Officials Say Burning Oil Rig in Gulf of Mexico Has Sunk
Fires finally cause the oil rig to sink following an explosion two night ago.
April 22, 2010 -- A burning oil rig sank into 5,000 feet of water in the Gulf of Mexico today while the search by air for 11 workers still missing continued.
The U.S. Coast Guard, which is leading the search, said it will now begin to assess the pollution the disaster has caused. About 300,000 gallons of crude oil have been released into the Gulf.
Nearly 100 survivors of Tuesday's explosion -- which sent several workers diving off the 75-foot platform -- arrived in a New Orleans port early this morning, Kerver said. Seventeen others were taken to area hospitals, some with critical injuries.
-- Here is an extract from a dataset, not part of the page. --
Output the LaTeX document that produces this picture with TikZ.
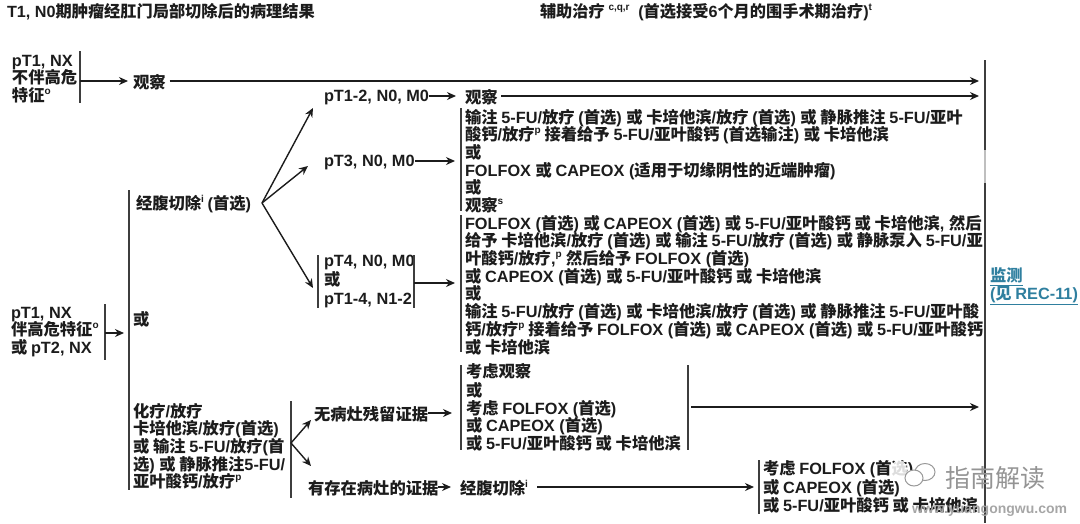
\documentclass[tikz,border=0pt]{standalone}
\usepackage{fontspec}
\usetikzlibrary{arrows.meta}
\setmainfont{Liberation Sans}
\newfontfamily\latinfont{Liberation Sans}
\newfontfamily\cjkfont{Noto Sans CJK SC}
\newXeTeXintercharclass\cjkclass
\newcount\cjkcnt
\cjkcnt="3000
\loop\XeTeXcharclass\cjkcnt=\cjkclass\ifnum\cjkcnt<"9FFF\advance\cjkcnt 1\repeat
\XeTeXinterchartoks 0 \cjkclass={\cjkfont}
\XeTeXinterchartoks \cjkclass 0 ={\latinfont}
\XeTeXinterchartoks 4095 \cjkclass={\cjkfont}
\XeTeXinterchartoks 4095 0 ={\latinfont}
\XeTeXinterchartokenstate=1
\newcommand{\sps}[1]{\raisebox{0.8ex}{\latinfont\fontsize{10}{10}\selectfont #1}}
\definecolor{ink}{HTML}{1C1C1C}
\definecolor{linkc}{HTML}{2F7F9F}
\tikzset{
  txt/.style={inner sep=0pt,outer sep=0pt,anchor=north west,align=left,text=ink,
    font=\fontsize{16.3}{17.7}\selectfont\bfseries},
  head/.style={txt,font=\fontsize{16.2}{18}\selectfont\bfseries},
  bar/.style={draw=ink!85,line width=1.4pt},
  arr/.style={draw=ink,line width=1.4pt,-{Stealth[length=9pt,width=8pt]}},
  link/.style={txt,text=linkc},
  wm/.style={inner sep=0pt,outer sep=0pt,text=black!42}
}
\begin{document}
\begin{tikzpicture}[x=1pt,y=-1pt]
\useasboundingbox (0,0) rectangle (1080,523);
% headings
\node[head] (h1) at (7,3.5) {T1, N0期肿瘤经肛门局部切除后的病理结果};
\node[head] (h2) at (540,3.5) {辅助治疗 \sps{c,q,r}\hspace{5pt} (首选接受6个月的围手术期治疗)\sps{t}};
% right bar
\coordinate (rtop) at (985,60);
\coordinate (rga) at (985,150);
\coordinate (rgb) at (985,183);
\coordinate (rbot) at (985,523);
\draw[bar] (rtop)--(rga);
\draw[draw=black!25,line width=1.4pt] (rga)--(rgb);
\draw[bar] (rgb)--(rbot);
\coordinate (rarr) at (979,0);
% first row
\node[txt] (a1) at (12,55) {pT1, NX\\不伴高危\\特征\sps{o}};
\coordinate (a1t) at (80,51); \coordinate (a1b) at (80,103);
\draw[bar] (a1t)--(a1b);
\coordinate (a1m) at (80,81);
\node[txt] (a2) at (133,74) {观察};
\draw[arr,shorten >=5pt] (a1m)--(a2.west |- a1m);
\draw[arr,shorten <=4pt] (a2.east |- a1m)--(a1m -| rarr);
% second entry
\node[txt] (b1) at (11,307) {pT1, NX\\伴高危特征\sps{o}\\或 pT2, NX};
\coordinate (b1t) at (105,304); \coordinate (b1b) at (105,360);
\draw[bar] (b1t)--(b1b);
\coordinate (b1m) at (105,333);
\coordinate (c0t) at (129,190); \coordinate (c0b) at (129,490);
\draw[bar] (c0t)--(c0b);
\draw[arr,shorten >=5pt] (b1m)--(b1m -| c0t);
% options
\node[txt] (c1) at (136,195) {经腹切除\sps{i} (首选)};
\node[txt] (c2) at (133,311) {或};
\node[txt] (c3) at (133,403) {化疗/放疗\\卡培他滨/放疗(首选)\\或 输注 5-FU/放疗(首\\选) 或 静脉推注5-FU/\\亚叶酸钙/放疗\sps{p}};
% split 1
\coordinate (s1) at (262,203);
\node[txt] (d1) at (324,90) {pT1-2, N0, M0};
\node[txt] (d2) at (324,155) {pT3, N0, M0};
\node[txt] (d3) at (324,255.5) {pT4, N0, M0\\[1pt]或\\[1pt]pT1-4, N1-2};
\coordinate (d1e) at (313,108); \coordinate (d2e) at (308,166); \coordinate (d3e) at (313,288);
\draw[arr] (s1)--(d1e);
\draw[arr] (s1)--(d2e);
\draw[arr] (s1)--(d3e);
\coordinate (d3lt) at (318,255); \coordinate (d3lb) at (318,308);
\coordinate (d3rt) at (414,255); \coordinate (d3rb) at (414,308);
\draw[bar] (d3lt)--(d3lb);
\draw[bar] (d3rt)--(d3rb);
% adjuvant column
\node[txt] (e1) at (465,89) {观察};
\node[txt] (e2) at (465,109) {输注 5-FU/放疗 (首选) 或 卡培他滨/放疗 (首选) 或 静脉推注 5-FU/亚叶\\酸钙/放疗\sps{p} 接着给予 5-FU/亚叶酸钙 (首选输注) 或 卡培他滨\\或\\FOLFOX 或 CAPEOX (适用于切缘阴性的近端肿瘤)\\或\\观察\sps{s}};
\node[txt] (e3) at (465,215) {FOLFOX (首选) 或 CAPEOX (首选) 或 5-FU/亚叶酸钙 或 卡培他滨, 然后\\给予 卡培他滨/放疗 (首选) 或 输注 5-FU/放疗 (首选) 或 静脉泵入 5-FU/亚\\叶酸钙/放疗,\sps{p} 然后给予 FOLFOX (首选)\\或 CAPEOX (首选) 或 5-FU/亚叶酸钙 或 卡培他滨\\或\\输注 5-FU/放疗 (首选) 或 卡培他滨/放疗 (首选) 或 静脉推注 5-FU/亚叶酸\\钙/放疗\sps{p} 接着给予 FOLFOX (首选) 或 CAPEOX (首选) 或 5-FU/亚叶酸钙\\或 卡培他滨};
\coordinate (e2t) at (461,108); \coordinate (e2b) at (461,211);
\coordinate (e3t) at (461,215); \coordinate (e3b) at (461,352);
\draw[bar] (e2t)--(e2b);
\draw[bar] (e3t)--(e3b);
\coordinate (d1a) at (429,96); \coordinate (e1a) at (456,96);
\draw[arr] (d1a)--(e1a);
\coordinate (d2a) at (415,161); \coordinate (e2a) at (455,161);
\draw[arr] (d2a)--(e2a);
\coordinate (d3a) at (414,283); \coordinate (e3a) at (455,283);
\draw[arr] (d3a)--(e3a);
\coordinate (e1s) at (501,96);
\draw[arr] (e1s)--(e1s -| rarr);
% chemo split
\coordinate (f0t) at (291,401); \coordinate (f0b) at (291,498);
\draw[bar] (f0t)--(f0b);
\coordinate (s2) at (291,443);
\coordinate (f1e) at (311,420); \coordinate (f2e) at (311,466);
\draw[arr] (s2)--(f1e);
\draw[arr] (s2)--(f2e);
\node[txt] (f1) at (314,406) {无病灶残留证据};
\node[txt] (f2) at (308,480) {有存在病灶的证据};
\coordinate (f1a) at (428,413); \coordinate (g1a) at (452,413);
\draw[arr] (f1a)--(g1a);
\coordinate (f2a) at (438,487); \coordinate (g2a) at (451,487);
\draw[arr] (f2a)--(g2a);
\node[txt] (g1) at (466,363) {考虑观察\\[1.5pt]或\\考虑 FOLFOX (首选)\\或 CAPEOX (首选)\\或 5-FU/亚叶酸钙 或 卡培他滨};
\coordinate (g1lt) at (461,365); \coordinate (g1lb) at (461,450);
\coordinate (g1rt) at (688,365); \coordinate (g1rb) at (688,450);
\draw[bar] (g1lt)--(g1lb);
\draw[bar] (g1rt)--(g1rb);
\coordinate (g1s) at (691,407);
\draw[arr] (g1s)--(g1s -| rarr);
\node[txt] (g2) at (460,480) {经腹切除\sps{i}};
\coordinate (g2s) at (537,487); \coordinate (h2a) at (754,487);
\draw[arr] (g2s)--(h2a);
\node[txt] (k1) at (763,460.5) {考虑 FOLFOX (首选)\\[1pt]或 CAPEOX (首选)\\[1pt]或 5-FU/亚叶酸钙 或 卡培他滨};
\coordinate (k1t) at (759,460); \coordinate (k1b) at (759,514);
\draw[bar] (k1t)--(k1b);
% link
\node[link] (m1) at (990,268) {\underline{监测}\\\underline{(见 REC-11)}};
% watermark
\fill[white,opacity=.85] (899,470) ellipse (8 and 10);
\node[wm,anchor=west,font=\fontsize{25}{25}\selectfont] (w1) at (945,478) {指南解读};
\draw[draw=black!40,line width=1pt] (925,472) ellipse (10 and 8.5);
\draw[draw=black!40,line width=1pt,fill=white] (914,478) ellipse (9 and 8);
\node[wm,anchor=west,text=black!35,font=\fontsize{14}{14}\selectfont\bfseries] (w2) at (912,511) {www.yuangongwu.com};
\end{tikzpicture}
\end{document}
The survivors told ABC News today it was very good luck that a supply ship, the Damon Bankston, was tethered to the rig when the explosion occurred. Survivors scrambled onboard following the explosion. The Bankston's crew then cut the lines and moved a few hundred yards from the rig, picking up the remaining survivors they found in lifeboats. Medics were then able to quickly tend to the seriously injured.
Overnight two Coast Guard cutters continued the search for the 11 missing, eerily illuminated by the massive fireball on the platform that has yet to be extinguished. Already nearly 2,000 square miles have been scoured, the Coast Guard said. This afternoon, the Coast Guard said the odds of survival at sea for the missing men are now slim and that the search for survivors will be called off before dawn on Friday.
Carolyn Kemp of Monterey, La., said Thursday that her grandson, Roy Wyatt Kemp, 27, was among the missing. She said he would have been on the drilling platform when it exploded.
"They're assuming all those men who were on the platform are dead," Kemp told the AP. "That's the last we've heard."
The family of Dewey Revette, a 48-year-old from southeast Mississippi, said he was also among the missing. He worked as a driller on the rig and had been with the company for 29 years.
"We're all just sitting around waiting for the phone to ring and hoping for good news. And praying about it," said Revette's 23-year-old daughter, Andrea Cochran.
"We have really good weather, which is fortunate in a search and rescue case," Coast Guard spokesperson Lt. Sue Kerver told "Good Morning America." "Calm seas, calm winds, good visibility."
In the meantime, the Associated Press reports that a lawsuit has been filed on behalf of one of the missing men, Shane Roshto, of Amite County, Miss. The suit claims that the companies involved in running the oil platform were negligent.
Before the rig sank, firefighting vessels struggled to contain the fire on top of the rig as plumes of smoke reportedly reaching 10,000 feet in the air.
"The best way to describe it is a big mushroom cloud, almost like a bomb went off," Coast Guard petty officer Blair Doten said.
The Coast Guard was working with BP, with which the rig is under contract, to shut down the fire's fuel source: the rig's well that can produce 13,000 gallons of raw crude oil an hour.
Official: 'Blowout' Possible Cause of Explosion
The rig, known as Deepwater Horizon, was finishing work on a new well at the floor of the Gulf when it was rocked by an explosion late Tuesday night. The 115 survivors that have been accounted for said they scrambled from the burning rig -- some piling into lifeboats, others jumping, risking the more than 75-foot dive into the sea.
Owned by Transocean Ltd., the rig is about twice the size of a football field and can drill up to 30,000 feet deep, according to Transocean's website.
Transocean's vice president, Adrian Rose, told the Associated Press the explosion appeared to be a blowout, meaning natural gas or oil forced its way up a well pipe and damaged equipment.
The Coast Guard said it was "preparing in advance" for any effect the explosion could have on the environment in the area.
Meanwhile, an undersea robot is being used to try to plug the well as crews on the surface struggle to contain the oil spill that already stretches five miles on the surface of the Gulf.